*GIVEN PROBLEM*. Could you transcribe the material below exactly, without leaving out a single line?

*DATASET RECORDS*.
----

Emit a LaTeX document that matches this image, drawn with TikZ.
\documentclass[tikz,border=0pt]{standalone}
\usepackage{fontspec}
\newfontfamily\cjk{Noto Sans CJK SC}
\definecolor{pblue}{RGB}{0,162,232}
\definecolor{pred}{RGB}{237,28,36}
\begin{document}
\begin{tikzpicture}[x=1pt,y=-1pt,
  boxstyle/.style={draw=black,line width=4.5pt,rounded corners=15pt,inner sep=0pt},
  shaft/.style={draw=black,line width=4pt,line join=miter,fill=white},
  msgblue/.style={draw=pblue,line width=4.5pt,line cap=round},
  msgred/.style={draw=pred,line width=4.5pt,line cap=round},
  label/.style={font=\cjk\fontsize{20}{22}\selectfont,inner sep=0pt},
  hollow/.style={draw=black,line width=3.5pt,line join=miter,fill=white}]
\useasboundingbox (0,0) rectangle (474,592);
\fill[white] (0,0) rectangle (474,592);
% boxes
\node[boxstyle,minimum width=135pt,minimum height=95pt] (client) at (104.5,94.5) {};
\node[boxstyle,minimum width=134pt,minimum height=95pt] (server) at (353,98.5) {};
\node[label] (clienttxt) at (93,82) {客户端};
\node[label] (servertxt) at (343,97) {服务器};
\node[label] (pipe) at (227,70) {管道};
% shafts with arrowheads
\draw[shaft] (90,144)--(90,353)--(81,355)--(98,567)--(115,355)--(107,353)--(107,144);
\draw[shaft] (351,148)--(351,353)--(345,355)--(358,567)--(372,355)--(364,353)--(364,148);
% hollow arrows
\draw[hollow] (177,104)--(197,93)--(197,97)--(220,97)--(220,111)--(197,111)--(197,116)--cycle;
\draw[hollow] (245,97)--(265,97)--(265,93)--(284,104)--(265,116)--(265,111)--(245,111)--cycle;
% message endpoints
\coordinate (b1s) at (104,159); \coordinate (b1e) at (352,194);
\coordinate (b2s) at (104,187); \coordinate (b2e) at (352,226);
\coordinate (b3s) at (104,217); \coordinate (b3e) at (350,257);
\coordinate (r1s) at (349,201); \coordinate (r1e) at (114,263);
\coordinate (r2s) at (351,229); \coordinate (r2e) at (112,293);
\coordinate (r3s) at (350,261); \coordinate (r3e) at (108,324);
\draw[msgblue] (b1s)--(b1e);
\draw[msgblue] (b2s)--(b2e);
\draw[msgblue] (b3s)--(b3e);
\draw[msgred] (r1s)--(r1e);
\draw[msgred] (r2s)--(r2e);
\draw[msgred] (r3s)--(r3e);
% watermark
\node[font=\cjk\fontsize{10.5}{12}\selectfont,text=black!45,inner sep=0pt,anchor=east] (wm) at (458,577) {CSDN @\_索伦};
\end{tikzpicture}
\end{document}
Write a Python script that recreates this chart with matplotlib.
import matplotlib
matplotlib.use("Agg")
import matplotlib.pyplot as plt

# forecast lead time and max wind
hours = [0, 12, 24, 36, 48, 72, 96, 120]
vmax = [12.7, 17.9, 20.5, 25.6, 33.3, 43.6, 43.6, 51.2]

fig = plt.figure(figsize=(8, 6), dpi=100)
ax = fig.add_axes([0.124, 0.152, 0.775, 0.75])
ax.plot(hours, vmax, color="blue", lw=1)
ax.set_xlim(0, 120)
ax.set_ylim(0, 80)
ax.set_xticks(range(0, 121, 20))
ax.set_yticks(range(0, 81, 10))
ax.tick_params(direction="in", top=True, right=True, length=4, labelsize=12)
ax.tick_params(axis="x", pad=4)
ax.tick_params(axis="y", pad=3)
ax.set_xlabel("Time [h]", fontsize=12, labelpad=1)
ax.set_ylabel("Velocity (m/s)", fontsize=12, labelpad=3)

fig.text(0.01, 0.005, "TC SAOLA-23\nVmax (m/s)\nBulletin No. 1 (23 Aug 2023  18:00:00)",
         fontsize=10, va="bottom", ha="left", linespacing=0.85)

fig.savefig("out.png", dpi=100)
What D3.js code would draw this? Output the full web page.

----

*COMPLETE ANSWER*.
Emit a LaTeX document that matches this image, drawn with TikZ.
\documentclass[tikz,border=0pt]{standalone}
\usepackage{fontspec}
\newfontfamily\cjk{Noto Sans CJK SC}
\definecolor{pblue}{RGB}{0,162,232}
\definecolor{pred}{RGB}{237,28,36}
\begin{document}
\begin{tikzpicture}[x=1pt,y=-1pt,
  boxstyle/.style={draw=black,line width=4.5pt,rounded corners=15pt,inner sep=0pt},
  shaft/.style={draw=black,line width=4pt,line join=miter,fill=white},
  msgblue/.style={draw=pblue,line width=4.5pt,line cap=round},
  msgred/.style={draw=pred,line width=4.5pt,line cap=round},
  label/.style={font=\cjk\fontsize{20}{22}\selectfont,inner sep=0pt},
  hollow/.style={draw=black,line width=3.5pt,line join=miter,fill=white}]
\useasboundingbox (0,0) rectangle (474,592);
\fill[white] (0,0) rectangle (474,592);
% boxes
\node[boxstyle,minimum width=135pt,minimum height=95pt] (client) at (104.5,94.5) {};
\node[boxstyle,minimum width=134pt,minimum height=95pt] (server) at (353,98.5) {};
\node[label] (clienttxt) at (93,82) {客户端};
\node[label] (servertxt) at (343,97) {服务器};
\node[label] (pipe) at (227,70) {管道};
% shafts with arrowheads
\draw[shaft] (90,144)--(90,353)--(81,355)--(98,567)--(115,355)--(107,353)--(107,144);
\draw[shaft] (351,148)--(351,353)--(345,355)--(358,567)--(372,355)--(364,353)--(364,148);
% hollow arrows
\draw[hollow] (177,104)--(197,93)--(197,97)--(220,97)--(220,111)--(197,111)--(197,116)--cycle;
\draw[hollow] (245,97)--(265,97)--(265,93)--(284,104)--(265,116)--(265,111)--(245,111)--cycle;
% message endpoints
\coordinate (b1s) at (104,159); \coordinate (b1e) at (352,194);
\coordinate (b2s) at (104,187); \coordinate (b2e) at (352,226);
\coordinate (b3s) at (104,217); \coordinate (b3e) at (350,257);
\coordinate (r1s) at (349,201); \coordinate (r1e) at (114,263);
\coordinate (r2s) at (351,229); \coordinate (r2e) at (112,293);
\coordinate (r3s) at (350,261); \coordinate (r3e) at (108,324);
\draw[msgblue] (b1s)--(b1e);
\draw[msgblue] (b2s)--(b2e);
\draw[msgblue] (b3s)--(b3e);
\draw[msgred] (r1s)--(r1e);
\draw[msgred] (r2s)--(r2e);
\draw[msgred] (r3s)--(r3e);
% watermark
\node[font=\cjk\fontsize{10.5}{12}\selectfont,text=black!45,inner sep=0pt,anchor=east] (wm) at (458,577) {CSDN @\_索伦};
\end{tikzpicture}
\end{document}
Write a Python script that recreates this chart with matplotlib.
import matplotlib
matplotlib.use("Agg")
import matplotlib.pyplot as plt

# forecast lead time and max wind
hours = [0, 12, 24, 36, 48, 72, 96, 120]
vmax = [12.7, 17.9, 20.5, 25.6, 33.3, 43.6, 43.6, 51.2]

fig = plt.figure(figsize=(8, 6), dpi=100)
ax = fig.add_axes([0.124, 0.152, 0.775, 0.75])
ax.plot(hours, vmax, color="blue", lw=1)
ax.set_xlim(0, 120)
ax.set_ylim(0, 80)
ax.set_xticks(range(0, 121, 20))
ax.set_yticks(range(0, 81, 10))
ax.tick_params(direction="in", top=True, right=True, length=4, labelsize=12)
ax.tick_params(axis="x", pad=4)
ax.tick_params(axis="y", pad=3)
ax.set_xlabel("Time [h]", fontsize=12, labelpad=1)
ax.set_ylabel("Velocity (m/s)", fontsize=12, labelpad=3)

fig.text(0.01, 0.005, "TC SAOLA-23\nVmax (m/s)\nBulletin No. 1 (23 Aug 2023  18:00:00)",
         fontsize=10, va="bottom", ha="left", linespacing=0.85)

fig.savefig("out.png", dpi=100)
What D3.js code would draw this? Output the full web page.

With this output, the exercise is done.